The main difference here is noticeably that an appeal which may have a real prospect of success (i.e. there may be readily identifiable arguable material errors of law) may still fail to meet the test since an appeal can be strongly arguable, but not raise an important point of principle of practice, with the resulting need to demonstrate that there is some other ‘compelling reason’ why the case must be heard.

Duncan Lewis has several appeals which have been successful at first instance, but where the Upper Tribunal has overturned the decision on appeal to the Upper Tribunal without adequate explanation. Three of these cases are in the Court of Appeal right now, two of which have permission hearings imminently, namely TN (Cameroon) C5/2011/1706, and JD (DRC) C5/2011/2009 at the end of January.

What is apparent is that the Court of Appeal at present is reluctant to grant permission on account of the second appeals test, even where, as in the two cases above, the decision refusing permission simultaneously states that there are arguable errors of law in the determinations. On the grounds submitted in TN, the Rt. Hon. Sir Richard Buxton stated that the Upper Tribunal had arguably erred in two respects. Firstly, he found that was arguable that the Upper Tribunal had erred in holding that the First Tier decision was inadequately reasoned. Secondly, he found that the Upper Tribunal had also potentially erred in failing to apply established principles. In the case of JD, we have a similar situation in that Lord Justice Carnwath confirmed there was an arguable issue as to whether or not the Upper Tribunal was entitled to find an error of law in the First Tier Tribunal decision. The question therefore needs to be asked: ‘If an Appellant has been successful initially in his or her appeal, can that on its own or in combination with a strong prospect of success[1] (i.e. the presence of arguable material errors of law) amount to a ‘compelling reason’ for the appeal to be heard?’

JD has been considered by Lord Justice Carnwath as suitable for guidance on this issue, and has been listed to be heard alongside WN (Gambia) C5/2011/2201, but he has not indicated that he considers the issue to be to whether or not an initial successful decision would contribute to a ‘compelling reason’ but rather whether or not the actual second appeal criteria are applicable to such a case. TN (Cameroon) has been adjourned pending the outcome in JD.

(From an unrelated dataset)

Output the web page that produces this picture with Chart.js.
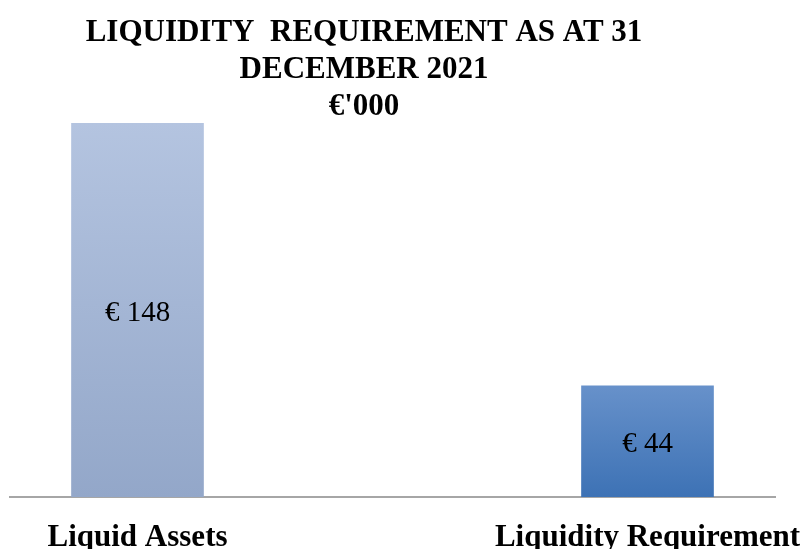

It may very well be arguable that the second appeals test should not be applicable, since if the Upper Tribunal has gone on to re-decide the appeal, it has in essence sat as a tribunal of first instance. The same argument can be put forward to argue that there is a compelling reason for the appeal to be heard, and indeed this was touched upon by Lady Hope in Cart[2]:

‘A slightly less demanding standard may be appropriate where there has been only one level of judicial consideration... there is room for some flexibility... in the overall evaluation of a ‘compelling’ reason.’

Clearly, the strict nature of the second appeals test as it is, is not adequate to address situations where an Appellant has won his appeal, and unjustly had the decision reversed in the Upper Tribunal. It simply can’t be fair to require that an appeal at that stage raise an important principle or be of wider importance to allow an Appellant permission to appeal his or her recognized arguable errors of law. If the situation remains as it is, judicial decision making in the Upper Tribunal is arguably immune from scrutiny and errors in the Upper Tribunal can therefore go unchecked.

Will Lord Justice Carnwath consider these types of appeals as compelling or will he decide that the test should not apply? We’ll have to wait and see.